### Supplied material
/---
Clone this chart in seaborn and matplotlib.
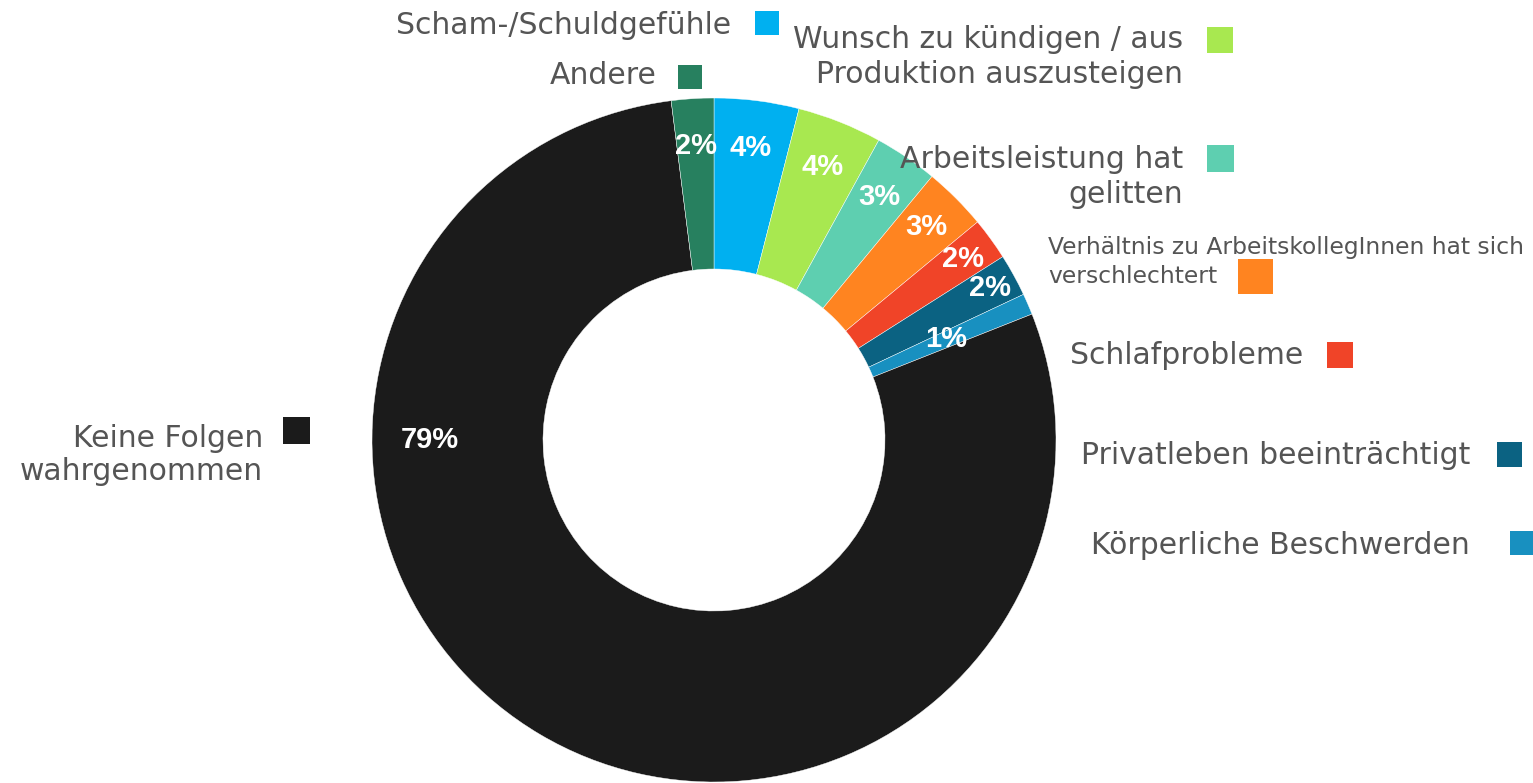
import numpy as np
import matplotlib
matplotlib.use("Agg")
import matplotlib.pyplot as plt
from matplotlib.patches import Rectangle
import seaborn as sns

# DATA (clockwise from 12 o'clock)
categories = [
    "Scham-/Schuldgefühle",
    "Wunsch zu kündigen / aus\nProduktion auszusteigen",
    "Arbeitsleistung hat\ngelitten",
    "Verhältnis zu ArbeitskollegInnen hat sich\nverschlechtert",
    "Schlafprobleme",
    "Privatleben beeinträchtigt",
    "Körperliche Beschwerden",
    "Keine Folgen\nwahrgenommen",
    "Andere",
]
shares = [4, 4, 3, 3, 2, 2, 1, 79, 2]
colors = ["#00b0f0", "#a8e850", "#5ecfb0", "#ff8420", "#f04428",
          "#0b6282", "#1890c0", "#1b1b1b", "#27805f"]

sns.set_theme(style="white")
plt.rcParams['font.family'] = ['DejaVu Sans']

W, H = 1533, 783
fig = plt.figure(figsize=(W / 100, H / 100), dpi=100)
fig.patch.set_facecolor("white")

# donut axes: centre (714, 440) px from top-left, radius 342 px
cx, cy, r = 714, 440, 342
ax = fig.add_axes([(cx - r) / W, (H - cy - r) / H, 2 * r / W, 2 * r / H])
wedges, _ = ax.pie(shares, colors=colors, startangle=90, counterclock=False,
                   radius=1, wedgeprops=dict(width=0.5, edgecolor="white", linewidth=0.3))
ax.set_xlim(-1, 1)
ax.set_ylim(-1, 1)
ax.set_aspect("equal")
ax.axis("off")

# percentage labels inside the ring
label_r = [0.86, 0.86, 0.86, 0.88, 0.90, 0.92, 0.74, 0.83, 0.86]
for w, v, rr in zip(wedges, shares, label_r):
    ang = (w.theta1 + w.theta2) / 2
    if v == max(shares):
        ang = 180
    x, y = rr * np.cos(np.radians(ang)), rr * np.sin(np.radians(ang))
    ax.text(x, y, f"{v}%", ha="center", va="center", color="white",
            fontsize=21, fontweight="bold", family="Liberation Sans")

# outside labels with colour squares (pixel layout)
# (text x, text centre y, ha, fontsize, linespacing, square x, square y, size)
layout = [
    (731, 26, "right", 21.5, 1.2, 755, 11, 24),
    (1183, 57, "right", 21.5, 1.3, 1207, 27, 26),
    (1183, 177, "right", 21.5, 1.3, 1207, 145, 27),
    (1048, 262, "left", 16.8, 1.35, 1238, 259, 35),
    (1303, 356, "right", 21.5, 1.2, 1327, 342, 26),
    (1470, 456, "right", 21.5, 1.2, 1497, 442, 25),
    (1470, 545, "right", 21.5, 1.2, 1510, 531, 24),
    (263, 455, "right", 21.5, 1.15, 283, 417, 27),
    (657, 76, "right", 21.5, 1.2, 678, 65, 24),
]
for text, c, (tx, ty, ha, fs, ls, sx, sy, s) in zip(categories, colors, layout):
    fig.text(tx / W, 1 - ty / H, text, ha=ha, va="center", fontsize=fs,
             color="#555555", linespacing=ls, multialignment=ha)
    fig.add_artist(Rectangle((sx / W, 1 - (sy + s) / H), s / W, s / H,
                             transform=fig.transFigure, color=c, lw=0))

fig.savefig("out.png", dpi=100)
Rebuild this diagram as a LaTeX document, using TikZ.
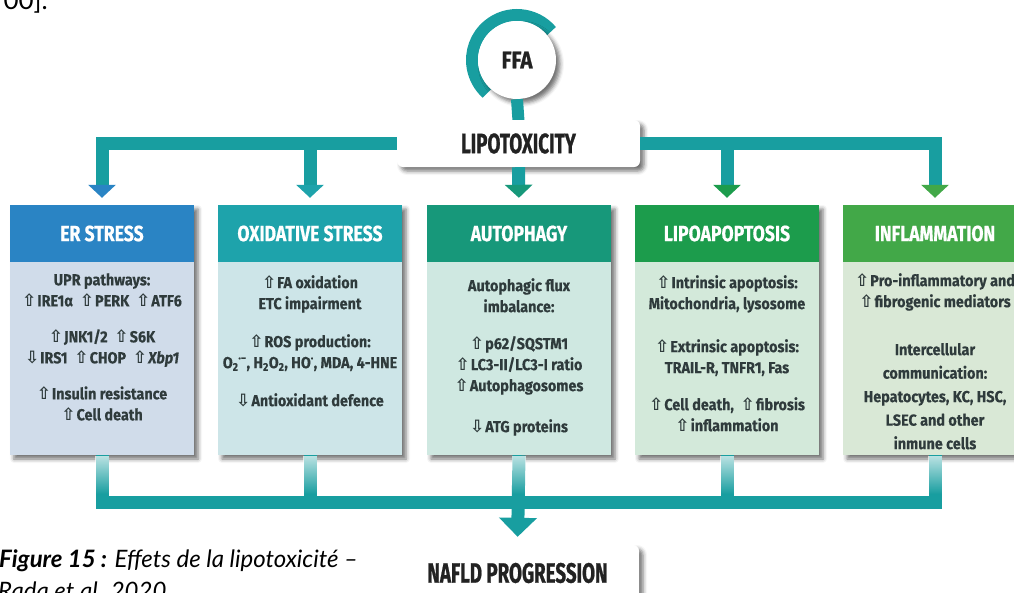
\---
### Instructions to follow
Every entry above should be duplicated exactly. Do not include the images.

### Output of the task
Clone this chart in seaborn and matplotlib.
import numpy as np
import matplotlib
matplotlib.use("Agg")
import matplotlib.pyplot as plt
from matplotlib.patches import Rectangle
import seaborn as sns

# DATA (clockwise from 12 o'clock)
categories = [
    "Scham-/Schuldgefühle",
    "Wunsch zu kündigen / aus\nProduktion auszusteigen",
    "Arbeitsleistung hat\ngelitten",
    "Verhältnis zu ArbeitskollegInnen hat sich\nverschlechtert",
    "Schlafprobleme",
    "Privatleben beeinträchtigt",
    "Körperliche Beschwerden",
    "Keine Folgen\nwahrgenommen",
    "Andere",
]
shares = [4, 4, 3, 3, 2, 2, 1, 79, 2]
colors = ["#00b0f0", "#a8e850", "#5ecfb0", "#ff8420", "#f04428",
          "#0b6282", "#1890c0", "#1b1b1b", "#27805f"]

sns.set_theme(style="white")
plt.rcParams['font.family'] = ['DejaVu Sans']

W, H = 1533, 783
fig = plt.figure(figsize=(W / 100, H / 100), dpi=100)
fig.patch.set_facecolor("white")

# donut axes: centre (714, 440) px from top-left, radius 342 px
cx, cy, r = 714, 440, 342
ax = fig.add_axes([(cx - r) / W, (H - cy - r) / H, 2 * r / W, 2 * r / H])
wedges, _ = ax.pie(shares, colors=colors, startangle=90, counterclock=False,
                   radius=1, wedgeprops=dict(width=0.5, edgecolor="white", linewidth=0.3))
ax.set_xlim(-1, 1)
ax.set_ylim(-1, 1)
ax.set_aspect("equal")
ax.axis("off")

# percentage labels inside the ring
label_r = [0.86, 0.86, 0.86, 0.88, 0.90, 0.92, 0.74, 0.83, 0.86]
for w, v, rr in zip(wedges, shares, label_r):
    ang = (w.theta1 + w.theta2) / 2
    if v == max(shares):
        ang = 180
    x, y = rr * np.cos(np.radians(ang)), rr * np.sin(np.radians(ang))
    ax.text(x, y, f"{v}%", ha="center", va="center", color="white",
            fontsize=21, fontweight="bold", family="Liberation Sans")

# outside labels with colour squares (pixel layout)
# (text x, text centre y, ha, fontsize, linespacing, square x, square y, size)
layout = [
    (731, 26, "right", 21.5, 1.2, 755, 11, 24),
    (1183, 57, "right", 21.5, 1.3, 1207, 27, 26),
    (1183, 177, "right", 21.5, 1.3, 1207, 145, 27),
    (1048, 262, "left", 16.8, 1.35, 1238, 259, 35),
    (1303, 356, "right", 21.5, 1.2, 1327, 342, 26),
    (1470, 456, "right", 21.5, 1.2, 1497, 442, 25),
    (1470, 545, "right", 21.5, 1.2, 1510, 531, 24),
    (263, 455, "right", 21.5, 1.15, 283, 417, 27),
    (657, 76, "right", 21.5, 1.2, 678, 65, 24),
]
for text, c, (tx, ty, ha, fs, ls, sx, sy, s) in zip(categories, colors, layout):
    fig.text(tx / W, 1 - ty / H, text, ha=ha, va="center", fontsize=fs,
             color="#555555", linespacing=ls, multialignment=ha)
    fig.add_artist(Rectangle((sx / W, 1 - (sy + s) / H), s / W, s / H,
                             transform=fig.transFigure, color=c, lw=0))

fig.savefig("out.png", dpi=100)
Rebuild this diagram as a LaTeX document, using TikZ.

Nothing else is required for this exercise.